Start Data shown
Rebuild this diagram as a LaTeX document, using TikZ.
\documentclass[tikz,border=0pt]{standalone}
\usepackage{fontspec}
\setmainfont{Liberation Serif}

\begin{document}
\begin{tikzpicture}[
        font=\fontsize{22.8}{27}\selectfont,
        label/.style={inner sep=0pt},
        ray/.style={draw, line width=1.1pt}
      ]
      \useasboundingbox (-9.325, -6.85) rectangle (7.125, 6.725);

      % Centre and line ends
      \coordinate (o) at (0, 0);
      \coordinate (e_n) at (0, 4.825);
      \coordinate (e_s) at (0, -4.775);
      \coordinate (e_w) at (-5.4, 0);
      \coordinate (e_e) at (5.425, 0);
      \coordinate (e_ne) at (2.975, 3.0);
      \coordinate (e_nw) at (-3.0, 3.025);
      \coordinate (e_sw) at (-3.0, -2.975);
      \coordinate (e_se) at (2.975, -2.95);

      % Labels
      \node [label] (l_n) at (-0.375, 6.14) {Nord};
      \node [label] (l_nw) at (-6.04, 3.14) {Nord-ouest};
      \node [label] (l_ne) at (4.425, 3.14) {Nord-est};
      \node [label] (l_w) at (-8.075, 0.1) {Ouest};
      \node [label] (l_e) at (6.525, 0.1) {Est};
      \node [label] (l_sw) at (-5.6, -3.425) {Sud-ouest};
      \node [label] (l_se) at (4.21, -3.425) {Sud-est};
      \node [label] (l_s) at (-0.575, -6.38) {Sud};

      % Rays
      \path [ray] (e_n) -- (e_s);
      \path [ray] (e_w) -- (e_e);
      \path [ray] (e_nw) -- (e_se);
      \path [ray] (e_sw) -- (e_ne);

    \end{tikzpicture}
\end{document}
End Data shown
Written problem :: The data above must be returned in full, exactly as written.

Exercise answer ::
Rebuild this diagram as a LaTeX document, using TikZ.
\documentclass[tikz,border=0pt]{standalone}
\usepackage{fontspec}
\setmainfont{Liberation Serif}

\begin{document}
\begin{tikzpicture}[
        font=\fontsize{22.8}{27}\selectfont,
        label/.style={inner sep=0pt},
        ray/.style={draw, line width=1.1pt}
      ]
      \useasboundingbox (-9.325, -6.85) rectangle (7.125, 6.725);

      % Centre and line ends
      \coordinate (o) at (0, 0);
      \coordinate (e_n) at (0, 4.825);
      \coordinate (e_s) at (0, -4.775);
      \coordinate (e_w) at (-5.4, 0);
      \coordinate (e_e) at (5.425, 0);
      \coordinate (e_ne) at (2.975, 3.0);
      \coordinate (e_nw) at (-3.0, 3.025);
      \coordinate (e_sw) at (-3.0, -2.975);
      \coordinate (e_se) at (2.975, -2.95);

      % Labels
      \node [label] (l_n) at (-0.375, 6.14) {Nord};
      \node [label] (l_nw) at (-6.04, 3.14) {Nord-ouest};
      \node [label] (l_ne) at (4.425, 3.14) {Nord-est};
      \node [label] (l_w) at (-8.075, 0.1) {Ouest};
      \node [label] (l_e) at (6.525, 0.1) {Est};
      \node [label] (l_sw) at (-5.6, -3.425) {Sud-ouest};
      \node [label] (l_se) at (4.21, -3.425) {Sud-est};
      \node [label] (l_s) at (-0.575, -6.38) {Sud};

      % Rays
      \path [ray] (e_n) -- (e_s);
      \path [ray] (e_w) -- (e_e);
      \path [ray] (e_nw) -- (e_se);
      \path [ray] (e_sw) -- (e_ne);

    \end{tikzpicture}
\end{document}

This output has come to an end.